The fun thing about shows, whether you're performing or listening, is seeing people you know, meeting new people, and knowing that you have at least one thing in common with everyone in the room, you came out to hear the band that's playing, and that's unifying and creates a sense of belonging. We all want to belong, sometimes, even us misfits and oddballs.


[TNS]: Could you speak a bit about your new EP and how the process of making this new music and possibly entering a new era as a band differed from your previous experiences?


[DBF]: We had a good time making Carnival Dust and I think you can really feel that when listening to these songs. Recording can be stressful, really stressful, but the songs on Carnival Dust are fun and lighthearted, in their own gothic sort of way. There's been a shift in

our music since the pandemic. We've been playing more up-tempo songs. Our lyrics are still pretty macabre, but there is more humor. There's a lot of really intense and depressing stuff going on in the world and we needed to find a way to cheer ourselves up and have fun. Music has been a great vehicle for that.


[TNS]: If you had to pick one of your songs to perform or play for the rest of your lives what would it be and why?


[DBF]: Candy Store (on The Plague Garden). It already feels like forever with that song. My grandma taught me the first verse when I was a kid, so the song reminds me of her. We wrote the rest of the verses, which takes the song in a bit more of a maniacal and politically

charged direction, which is fun. There may be more verses to come, who knows.


[TNS]: If you had to describe the band’s sound or vibe in one word what would it be?


[DBF]: Carnivalesque.



[TNS]: What advice would you give aspiring musicians and songwriters from your experiences so far?
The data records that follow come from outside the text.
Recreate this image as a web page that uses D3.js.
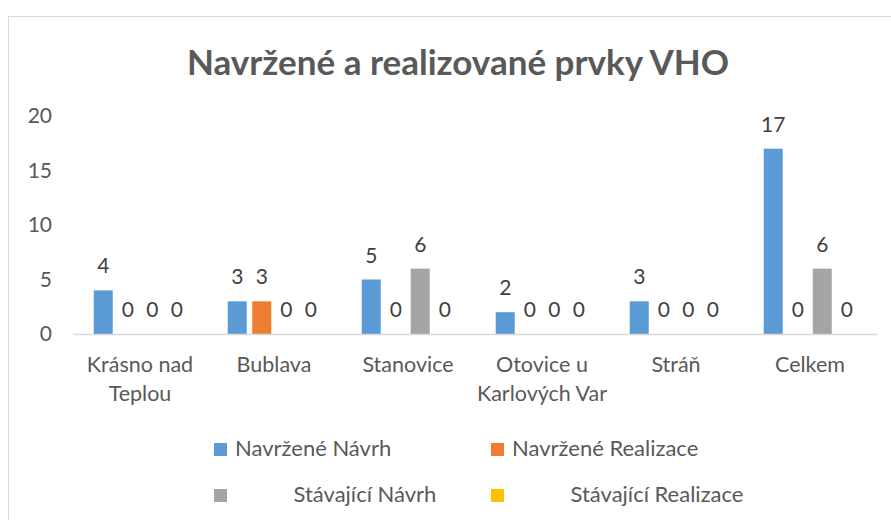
<!DOCTYPE html>
<html>
<head>
<meta charset="utf-8">
<script src="https://cdn.jsdelivr.net/npm/d3@7"></script>
<style>
  body { margin: 0; background: #fff; }
  svg { display: block; font-family: Lato, 'Open Sans', sans-serif; }
</style>
</head>
<body>
<div id="chart"></div>
<script>
// data
const categories = ['Krásno nad Teplou', 'Bublava', 'Stanovice', 'Otovice u Karlových Var', 'Stráň', 'Celkem'];
const categoryLines = [['Krásno nad', 'Teplou'], ['Bublava'], ['Stanovice'], ['Otovice u', 'Karlových Var'], ['Stráň'], ['Celkem']];
const seriesNames = ['Navržené Návrh', 'Navržené Realizace', 'Stávající Návrh', 'Stávající Realizace'];
const navrzeneNavrh = [4, 3, 5, 2, 3, 17];
const navrzeneRealizace = [0, 3, 0, 0, 0, 0];
const stavajiciNavrh = [0, 0, 6, 0, 0, 6];
const stavajiciRealizace = [0, 0, 0, 0, 0, 0];
const yTicks = [0, 5, 10, 15, 20];
const seriesColors = ['#5B9BD5', '#ED7D31', '#A5A5A5', '#FFC000'];

const seriesValues = [navrzeneNavrh, navrzeneRealizace, stavajiciNavrh, stavajiciRealizace];

const W = 891, H = 520;
const svg = d3.select('#chart').append('svg')
  .attr('width', W).attr('height', H);

// rámeček grafu
svg.append('rect')
  .attr('x', 8.5).attr('y', 16.5)
  .attr('width', W + 20).attr('height', H)
  .attr('fill', '#fff').attr('stroke', '#D9D9D9');

svg.append('text')
  .attr('x', 458).attr('y', 74.5)
  .attr('text-anchor', 'middle')
  .attr('font-size', 35).attr('font-weight', 'bold')
  .attr('fill', '#595959')
  .text('Navržené a realizované prvky VHO');

// scales
const x0 = d3.scaleBand().domain(categories).range([73, 877]);
const x1 = d3.scaleBand().domain(seriesNames).range([0, x0.bandwidth()])
  .paddingInner(0.224).paddingOuter(0.846);
const y = d3.scaleLinear().domain([0, 20]).range([334, 116]);

// osa y (jen popisky)
const yAxis = svg.append('g').attr('transform', 'translate(52,0)')
  .call(d3.axisLeft(y).tickValues(yTicks).tickSize(0).tickPadding(0));
yAxis.select('.domain').remove();
yAxis.selectAll('text')
  .attr('font-size', 21).attr('fill', '#595959')
  .attr('font-family', 'Lato, sans-serif');

// sloupce
const groups = svg.append('g').selectAll('g')
  .data(categories)
  .join('g')
  .attr('transform', d => `translate(${x0(d)},0)`);

const cells = groups.selectAll('g')
  .data((c, i) => seriesNames.map((s, j) => ({ s, j, v: seriesValues[j][i] })))
  .join('g');

cells.append('rect')
  .attr('x', d => x1(d.s))
  .attr('y', d => y(d.v))
  .attr('width', x1.bandwidth())
  .attr('height', d => y(0) - y(d.v))
  .attr('fill', d => seriesColors[d.j]);

cells.append('text')
  .attr('x', d => x1(d.s) + x1.bandwidth() / 2)
  .attr('y', d => y(d.v) - 17)
  .attr('text-anchor', 'middle')
  .attr('font-size', 21).attr('fill', '#404040')
  .text(d => d.v);

// osa x
const xAxis = svg.append('g').attr('transform', 'translate(0,334)')
  .call(d3.axisBottom(x0).tickSize(0).tickFormat(''));
xAxis.select('.domain').attr('stroke', '#D9D9D9').attr('stroke-width', 1.5);

svg.append('g').selectAll('text')
  .data(categories)
  .join('text')
  .attr('x', d => x0(d) + x0.bandwidth() / 2)
  .attr('y', 372)
  .attr('text-anchor', 'middle')
  .attr('font-size', 21.5).attr('fill', '#595959')
  .each(function (d, i) {
    d3.select(this).selectAll('tspan')
      .data(categoryLines[i])
      .join('tspan')
      .attr('x', x0(d) + x0.bandwidth() / 2)
      .attr('dy', (t, k) => k === 0 ? 0 : 29)
      .text(t => t);
  });

// legenda
const legend = svg.append('g').selectAll('g')
  .data(seriesNames)
  .join('g')
  .attr('transform', (d, i) => `translate(${i % 2 === 0 ? 214 : 491},${i < 2 ? 449.5 : 495.5})`);

legend.append('rect')
  .attr('x', 0).attr('y', -6.5)
  .attr('width', 13).attr('height', 13)
  .attr('fill', (d, i) => seriesColors[i]);

legend.append('text')
  .attr('x', (d, i) => i < 2 ? 21 : 79.5)
  .attr('y', 6.5)
  .attr('font-size', 22).attr('fill', '#595959')
  .text(d => d);
</script>
</body>
</html>
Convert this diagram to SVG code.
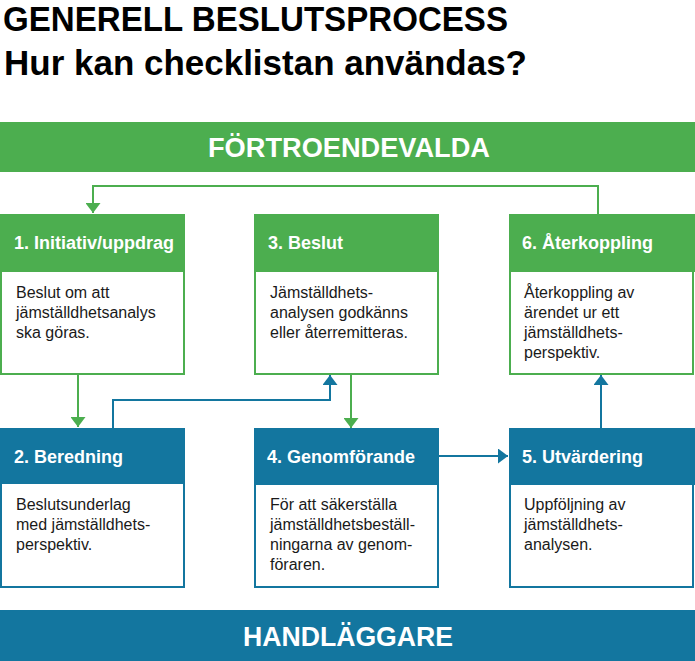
<svg xmlns="http://www.w3.org/2000/svg" width="695" height="661" viewBox="0 0 695 661">
<style>
.title{font-family:"Liberation Sans",Arial,sans-serif;font-weight:bold;font-size:35px;fill:#000}
.banner{font-family:"Liberation Sans",Arial,sans-serif;font-weight:bold;font-size:27px;fill:#fff}
.hdr{font-family:"Liberation Sans",Arial,sans-serif;font-weight:bold;font-size:18px;fill:#fff}
.body{font-family:"Liberation Sans",Arial,sans-serif;font-size:16px;fill:#1a1a1a}
.gbox{fill:#fff;stroke:#4cae4f;stroke-width:2}
.bbox{fill:#fff;stroke:#13769f;stroke-width:2}
.gfill{fill:#4cae4f}
.bfill{fill:#13769f}
.gline{fill:none;stroke:#4cae4f;stroke-width:2}
.bline{fill:none;stroke:#13769f;stroke-width:2}
</style>
<defs>
<marker id="ag" viewBox="0 0 10 10" refX="10" refY="5" markerWidth="10" markerHeight="15" markerUnits="userSpaceOnUse" orient="auto" preserveAspectRatio="none"><path d="M0,0 L10,5 L0,10 z" fill="#4cae4f"/></marker>
<marker id="ab" viewBox="0 0 10 10" refX="10" refY="5" markerWidth="10" markerHeight="15" markerUnits="userSpaceOnUse" orient="auto" preserveAspectRatio="none"><path d="M0,0 L10,5 L0,10 z" fill="#13769f"/></marker>
</defs>
<rect width="695" height="661" fill="#fff"/>
<g id="title">
<text class="title" x="3" y="31" textLength="505" lengthAdjust="spacingAndGlyphs">GENERELL BESLUTSPROCESS</text>
<text class="title" x="4" y="75" textLength="523" lengthAdjust="spacingAndGlyphs">Hur kan checklistan användas?</text>
</g>
<g id="banner-fortroendevalda">
<rect class="gfill" x="0" y="122" width="695" height="50"/>
<text class="banner" x="208" y="157" textLength="282" lengthAdjust="spacingAndGlyphs">FÖRTROENDEVALDA</text>
</g>
<g id="banner-handlaggare">
<rect class="bfill" x="0" y="610" width="695" height="51"/>
<text class="banner" x="243" y="646" textLength="210" lengthAdjust="spacingAndGlyphs">HANDLÄGGARE</text>
</g>
<g id="connectors">
<polyline class="gline" points="598,214 598,186 93,186 93,213" marker-end="url(#ag)"/>
<line class="gline" x1="78" y1="374" x2="78" y2="427" marker-end="url(#ag)"/>
<polyline class="bline" points="113,428 113,400 330,400 330,375" marker-end="url(#ab)"/>
<line class="gline" x1="351" y1="374" x2="351" y2="428" marker-end="url(#ag)"/>
<line class="bline" x1="439" y1="456" x2="508" y2="456" marker-end="url(#ab)"/>
<line class="bline" x1="601" y1="429" x2="601" y2="375" marker-end="url(#ab)"/>
</g>
<g id="node1">
<rect class="gbox" x="1" y="215" width="183" height="159"/>
<rect class="gfill" x="0" y="214" width="185" height="58"/>
<text class="hdr" x="14" y="249">1. Initiativ/uppdrag</text>
<text class="body" x="16" y="298">Beslut om att</text>
<text class="body" x="16" y="318">jämställdhetsanalys</text>
<text class="body" x="16" y="338">ska göras.</text>
</g>
<g id="node3">
<rect class="gbox" x="255" y="215" width="183" height="159"/>
<rect class="gfill" x="254" y="214" width="185" height="58"/>
<text class="hdr" x="268" y="249">3. Beslut</text>
<text class="body" x="270" y="298">Jämställdhets-</text>
<text class="body" x="270" y="318">analysen godkänns</text>
<text class="body" x="270" y="338">eller återremitteras.</text>
</g>
<g id="node6">
<rect class="gbox" x="510" y="215" width="183" height="159"/>
<rect class="gfill" x="509" y="214" width="186" height="58"/>
<text class="hdr" x="522" y="249">6. Återkoppling</text>
<text class="body" x="524" y="298">Återkoppling av</text>
<text class="body" x="524" y="318">ärendet ur ett</text>
<text class="body" x="524" y="338">jämställdhets-</text>
<text class="body" x="524" y="358">perspektiv.</text>
</g>
<g id="node2">
<rect class="bbox" x="1" y="429" width="183" height="158"/>
<rect class="bfill" x="0" y="428" width="185" height="56"/>
<text class="hdr" x="14" y="463">2. Beredning</text>
<text class="body" x="16" y="510">Beslutsunderlag</text>
<text class="body" x="16" y="530">med jämställdhets-</text>
<text class="body" x="16" y="550">perspektiv.</text>
</g>
<g id="node4">
<rect class="bbox" x="255" y="429" width="183" height="158"/>
<rect class="bfill" x="254" y="428" width="185" height="57"/>
<text class="hdr" x="267" y="463">4. Genomförande</text>
<text class="body" x="270" y="510">För att säkerställa</text>
<text class="body" x="270" y="530">jämställdhetsbeställ-</text>
<text class="body" x="270" y="550">ningarna av genom-</text>
<text class="body" x="270" y="570">föraren.</text>
</g>
<g id="node5">
<rect class="bbox" x="510" y="429" width="183" height="158"/>
<rect class="bfill" x="509" y="428" width="186" height="57"/>
<text class="hdr" x="522" y="463">5. Utvärdering</text>
<text class="body" x="524" y="510">Uppföljning av</text>
<text class="body" x="524" y="530">jämställdhets-</text>
<text class="body" x="524" y="550">analysen.</text>
</g>
</svg>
[DBF]: I started out playing in collaborative bands, and at that time, I wouldn't have it any other way. Those bands were really fun, so long as everyone was getting along, but when the shit hits the fan and the band breaks up, you have to start over with new everything, songs, band name, musicians, socials, website, photos, recordings, blah blah. It gets exhausting after a while. It took me a long time to build up the chutzpa to start my own band (Dust Bowl Faeries) and sometimes it feels lonely, like when I'm doing all the grunt work myself, but if someone quits, the band lives on. So, when you're ready, go for it, make it yours, make it last, you can do it, and....this is kind of down and dirty, but in my opinion, don't date your bandmates! Playing music can be sexy and romantic, but every time I've hooked up with a bandmate I have regretted it. I do know a few romantically intwined duos who make it work, like Frenchy and the Punk. Wow, no idea how they do it, but apparently, it is possible, somehow.


[TNS]: What do you hope will be your impact as a band, from now and for the rest of your career whether that be on the music industry itself or in general?


[DBF]: I'd like to reach as many diverse ears and eyes and bodies as possible... more singing, more dancing, more freaks, more revolution, more change, more transformation.

I want to offer all of the darklings in the world a little bit of magic, something that speaks to them, something that resonates, something they can sing along to when they're feeling happy, or sad, or insane, something different, something real, something playful

and honest and mysterious. I'd also like to be an inspiration to other women, non-binary, queer and gender-nonconforming artists. It's so important for as many voices as possible to be out there, representing, enchanting, whatever it is that you do. I believe in diversity. Diversity of sound, music, people, identities, species, and experiences. It's so easy to

feel defeated, like the whole world is against you, but what a boring world we would live in if everyone and everything looked and sounded the same.